# Aufräumen + mehr Sicherheit für KDE,Gimp,GQview,Seamonkey,..

## UTgamer

Betreff: Desktop

Nicht geleerte Cache einiger Anwendungen stopfen die Home-Ordner zu und bei Webanwendungen lassen sie Rückschlüsse auf den Benutzer zu, dies gedenke ich mit diesen Vorschlägen zu ändern.

Alle Scripte sind getestet und leicht nachvollziehbar.

Es werden je nach Bedarf 1 bis 2 Partitionen (Festplatte oder tmpfs) für temporäre Zwecke benötigt.

Diese Vorgehensweise beugt zum Teil auch Sicherheitslücken wie z.B. in grafikverarbeitenden Anwendungen oder Webanwendungen vor.

Hier sind mal ein paar Grafiksicherheitslücken der letzten Jahre aufgeführt 

(von der Anzahl annähernd nicht mit z.B. allein GDI-Fehlern oder auch ActiveX bei Windows vergleichbar).

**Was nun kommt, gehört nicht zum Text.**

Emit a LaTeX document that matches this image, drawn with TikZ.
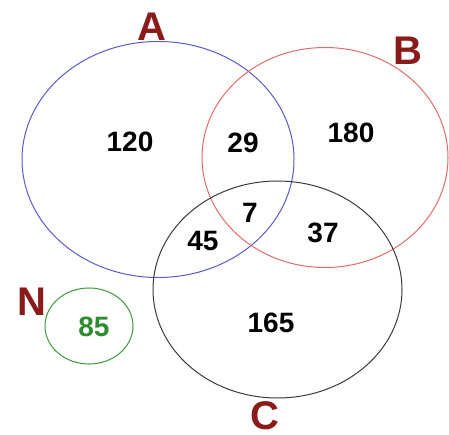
\documentclass[tikz,border=0pt]{standalone}
\usepackage{fontspec}
\setmainfont{Liberation Sans}
\definecolor{lblred}{HTML}{8B1A1A}
\definecolor{cA}{HTML}{5A5AC8}
\definecolor{cB}{HTML}{E06A6A}
\definecolor{cC}{HTML}{3A3A3A}
\definecolor{cN}{HTML}{3C9A3C}
\definecolor{numgreen}{HTML}{2E8B2E}
\begin{document}
\begin{tikzpicture}[x=1pt,y=-1pt,
  setlbl/.style={font=\fontsize{40}{40}\selectfont\bfseries, text=lblred, inner sep=0pt},
  num/.style={font=\fontsize{28}{28}\selectfont\bfseries, text=black, inner sep=0pt},
  ring/.style={line width=1pt}]
\useasboundingbox (0,0) rectangle (449,435);
\draw[ring, cA] (158,159.5) ellipse [x radius=136, y radius=118];
\draw[ring, cB] (325,157.5) ellipse [x radius=123, y radius=110];
\draw[ring, cC] (277.5,289.5) ellipse [x radius=124.5, y radius=108.5];
\draw[ring, cN] (89,326) ellipse [x radius=44, y radius=38];
\node[setlbl] (A) at (152,27) {A};
\node[setlbl] (B) at (408,51) {B};
\node[setlbl] (N) at (32,302) {N};
\node[setlbl] (C) at (265,416) {C};
\node[num] (n120) at (130,142) {120};
\node[num] (n29) at (243,143) {29};
\node[num] (n180) at (351,133) {180};
\node[num] (n7) at (250,213) {7};
\node[num] (n45) at (203,241) {45};
\node[num] (n37) at (323,233) {37};
\node[num] (n165) at (271,323) {165};
\node[num, text=numgreen] (n85) at (94,327) {85};
\end{tikzpicture}
\end{document}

libexif lässt sich Schadcode unterschieben 2007, wurde erst (heute) 17.06 in Gentoo gefixt, also zu meinem Artikeldatum

Mehrere Lücken in Bildbearbeitungssoftware ImageMagick 2007

Kritische Lücken in Grafik-Toolkit GTK+ 2005

Sicherheitslücke in Grafikbibliothek libXpm unter OpenMotif und lesstif 2005

Wieder Schwachstellen in Unix-Grafikbibliothek libtiff 2004

Sicherheitslücken in Grafikbibliotheken für Unix-Systeme 2004

Fehler in freien Grafiktools ermöglichen Einschleusen von Code 2004

Schwachstellen in Bildbetrachter xv 2004

1)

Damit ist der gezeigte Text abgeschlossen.